Thursday, April 28, 2005

wahhh. so many daes nv blog le. lazy to blog. okies, come to blog before i go for my genting trip. will be leaving tml n coming back on mon. hees. will be going wif wei, lin n her family~ gonna be fun. keke. cant wait for tml. but will be away for 3 daes. will miss my baobei doggy n dar dar~ woh0.

tis few daes din get enuff slp. very slpy sia. haiss. if fairy godmother ask mi for a wish right now, i will wish tt i can slp for 42 hrs without any disturbance. hahass. stupidd~ but reali v slpy na. siann~ haben pack my bag for tml. now its oredi 4.14am n im still on fone wif dar n my ex hubby. lolx. conference~ tml stil mus go n open the shop at 12. zzzz.... let mi slp~!!

hEeSs. feel tt im so xing fu now to hab my dar. i tot tt no guys or rather no one would be trusted anymore... i tot tt every guys r e same.. but he prove mi wrong.. hehe.. thank god, i've found him. though i still dun haf much confidence in tis kinda tings anymore, but hope dere is a miracle for us~ cant afford to lose him now. got alot of tings to tell him, but sumtimes i jus dunno how to express myself. hais. in e end make everything the other wae round. even worse. aiya... juz hope tt he will be my last one n hope our journey nv ends! =)

left
HER
thoughts
1:07 PM;;

Monday, April 18, 2005

woww.. few daes nv blog... n lotsa tings happened... went to club wif wei they all, n kev they all.. tt was on 16.. din reali noe wad happened tt dae.. n tts oredi the past.. so dun mention it le bah.. den he n his gf was dere too.. haiss.. spoil my mood lorss.. lucky still got terrance n kevin they all lor. or else i will be like a stupid sitting behind all by myself.. why mus he come sia.. hais.. nvm.. dat dae i wanted to drink. but all of us dun haf moneyy.. so din drink loh. leave the club at arnd 3 lidat.. slacked dere for awhile, den about four we went to terrance hse... den we gurls go first cos high tide. den the guys go n buy liquor.. hahaa.. we drink black cat.. n guess wad... after i drink tt i dunno wad happened.. yuan lai i did so many stupid tings.. hahas. wei they all tell mi den i noe de.. n i even fall from the bed to the floor alot of times.. no wonder my head got one big baluku... lolz. i broke terrance's fav cup.. so guilty.. cos i dunno wad i doing..

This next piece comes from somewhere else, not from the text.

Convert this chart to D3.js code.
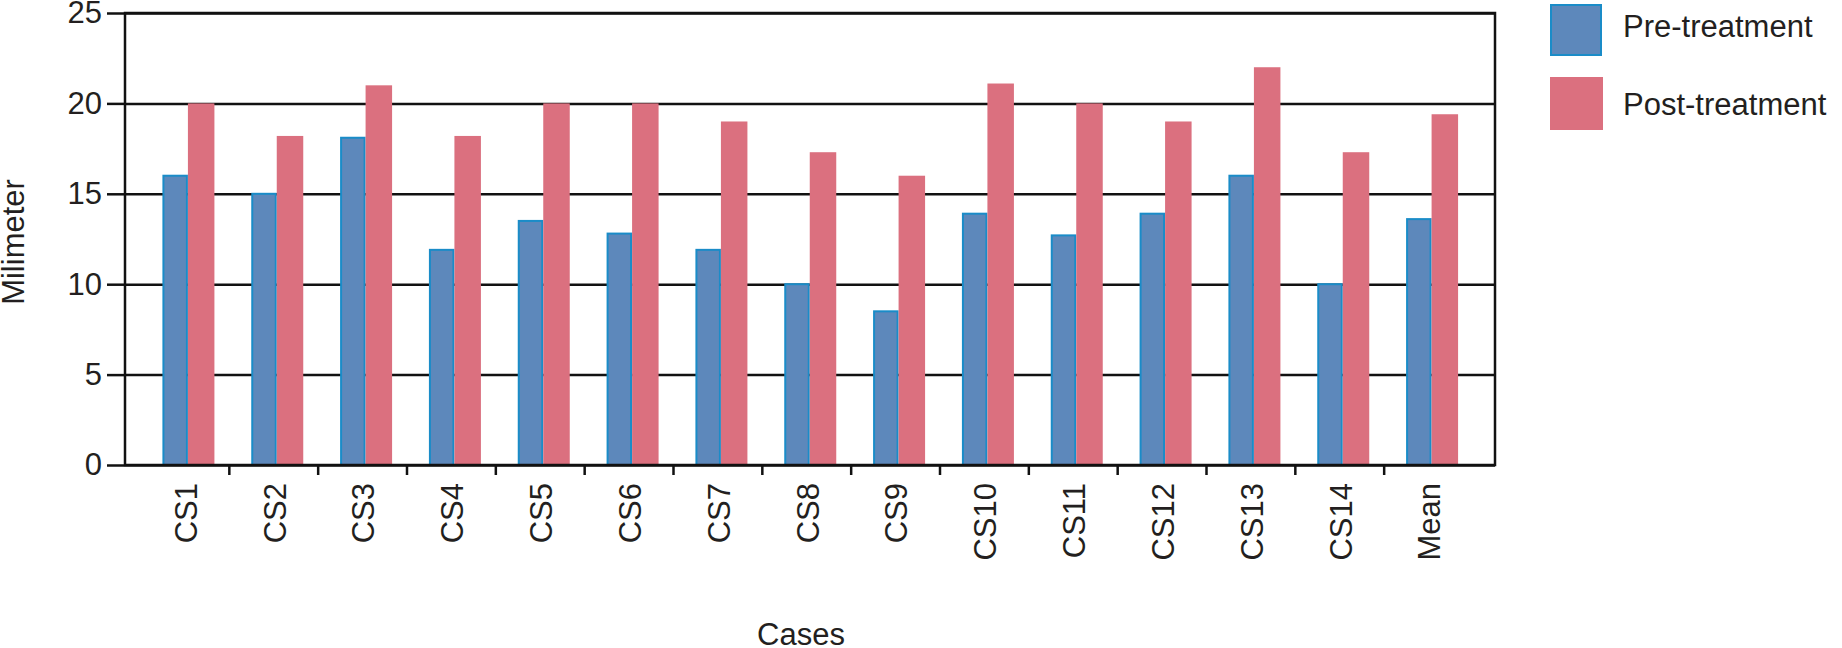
<!DOCTYPE html>
<html>
<head>
<meta charset="utf-8">
<script src="https://cdn.jsdelivr.net/npm/d3@7"></script>
<style>
  body { margin: 0; background: #fff; }
  text { font-family: "Liberation Sans", Arial, sans-serif; fill: #231f20; }
</style>
</head>
<body>
<div id="chart"></div>
<script>
// Data
const cases = ["CS1", "CS2", "CS3", "CS4", "CS5", "CS6", "CS7", "CS8", "CS9", "CS10", "CS11", "CS12", "CS13", "CS14", "Mean"];
const preTreatment = [16, 15, 18.1, 11.9, 13.5, 12.8, 11.9, 10, 8.5, 13.9, 12.7, 13.9, 16, 10, 13.6];
const postTreatment = [20, 18.2, 21, 18.2, 20, 20, 19, 17.3, 16, 21.1, 20, 19, 22, 17.3, 19.4];
const seriesNames = ["Pre-treatment", "Post-treatment"];
const yTicks = [0, 5, 10, 15, 20, 25];

const width = 1842;
const height = 648;
const plot = { left: 125, right: 1495, top: 13, bottom: 465 };
const colors = { pre: "#5d88bb", preStroke: "#1a8cc8", post: "#db707f" };
const fontSize = 31;

const svg = d3
  .select("#chart")
  .append("svg")
  .attr("width", width)
  .attr("height", height);

// Scales
const x = d3.scaleBand().domain(cases).range([143.5, 1476]).paddingInner(0).paddingOuter(0);
const barW = 25.5;
const y = d3.scaleLinear().domain([0, 25]).range([plot.bottom, plot.top]);

// Gridlines
const grid = svg
  .append("g")
  .attr("transform", `translate(${plot.left},0)`)
  .call(
    d3.axisLeft(y)
      .tickValues(yTicks)
      .tickSize(-(plot.right - plot.left))
      .tickFormat("")
  );
grid.select(".domain").remove();
grid.selectAll("line").attr("stroke", "#111").attr("stroke-width", 2.5);

// Bars
const groups = svg
  .selectAll(".case")
  .data(cases)
  .enter()
  .append("g")
  .attr("class", "case");

groups
  .append("rect")
  .attr("x", (d) => x(d) + x.bandwidth() / 2 - barW + 1)
  .attr("y", (d, i) => y(preTreatment[i]))
  .attr("width", barW - 2)
  .attr("height", (d, i) => y(0) - y(preTreatment[i]))
  .attr("fill", colors.pre)
  .attr("stroke", colors.preStroke)
  .attr("stroke-width", 2);

groups
  .append("rect")
  .attr("x", (d) => x(d) + x.bandwidth() / 2)
  .attr("y", (d, i) => y(postTreatment[i]))
  .attr("width", barW + 1)
  .attr("height", (d, i) => y(0) - y(postTreatment[i]))
  .attr("fill", colors.post);

// Frame
svg
  .append("rect")
  .attr("x", plot.left)
  .attr("y", plot.top)
  .attr("width", plot.right - plot.left)
  .attr("height", plot.bottom - plot.top)
  .attr("fill", "none")
  .attr("stroke", "#111")
  .attr("stroke-width", 2.5);

// Y axis
const yAxis = svg
  .append("g")
  .attr("transform", `translate(${plot.left},0)`)
  .call(d3.axisLeft(y).tickValues(yTicks).tickSize(18).tickPadding(5));
yAxis.select(".domain").remove();
yAxis.selectAll("line").attr("stroke", "#111").attr("stroke-width", 2.5);
yAxis.selectAll("text")
  .style("font-size", fontSize + "px")
  .style("font-family", '"Liberation Sans", Arial, sans-serif')
  .attr("fill", "#231f20");

// X axis ticks between categories
svg
  .selectAll(".xtick")
  .data(cases.slice(0, -1))
  .enter()
  .append("line")
  .attr("class", "xtick")
  .attr("x1", (d) => x(d) + x.step() - 3)
  .attr("x2", (d) => x(d) + x.step() - 3)
  .attr("y1", plot.bottom)
  .attr("y2", plot.bottom + 10)
  .attr("stroke", "#111")
  .attr("stroke-width", 2.5);

// X labels (rotated)
svg
  .selectAll(".xlabel")
  .data(cases)
  .enter()
  .append("text")
  .attr("class", "xlabel")
  .attr("transform", (d) => `translate(${x(d) + x.bandwidth() / 2 - 2},483) rotate(-90)`)
  .attr("text-anchor", "end")
  .attr("dy", "0.35em")
  .style("font-size", fontSize + "px")
  .text((d) => d);

// Axis titles
svg
  .append("text")
  .attr("transform", "translate(24,242) rotate(-90)")
  .attr("text-anchor", "middle")
  .style("font-size", fontSize + "px")
  .text("Milimeter");

svg
  .append("text")
  .attr("x", 801)
  .attr("y", 645)
  .attr("text-anchor", "middle")
  .style("font-size", fontSize + "px")
  .text("Cases");

// Legend
const legend = svg
  .selectAll(".legend")
  .data(seriesNames)
  .enter()
  .append("g")
  .attr("class", "legend")
  .attr("transform", (d, i) => `translate(1550,${4 + i * 73})`);

legend
  .append("rect")
  .attr("x", (d, i) => (i === 0 ? 1 : 0))
  .attr("y", (d, i) => (i === 0 ? 1 : 0))
  .attr("width", (d, i) => (i === 0 ? 50 : 53))
  .attr("height", (d, i) => (i === 0 ? 50 : 53))
  .attr("fill", (d, i) => (i === 0 ? colors.pre : colors.post))
  .attr("stroke", (d, i) => (i === 0 ? colors.preStroke : "none"))
  .attr("stroke-width", 2);

legend
  .append("text")
  .attr("x", 73)
  .attr("y", (d, i) => (i === 0 ? 33 : 38))
  .style("font-size", fontSize + "px")
  .text((d) => d);
</script>
</body>
</html>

oppz n i kip clinging on kev. hahas. so sorry. a long story la. woke up at 11 plus in da morning, den left his hse at 12.. n when i tink of i still haf to work at 2pm, i ji tao sian diao.. hais.. den bo bian.. i msg uncle joe tell him i not gg.. hangover very jialat loh.. den slept until 6plus gg to 7 in da evening.. even until tt time i still feel giddy .. dunno y..

today is baobei's bd. haha. 6 yr old le.. n tml is mummy's bd.. =D happi birddae! =))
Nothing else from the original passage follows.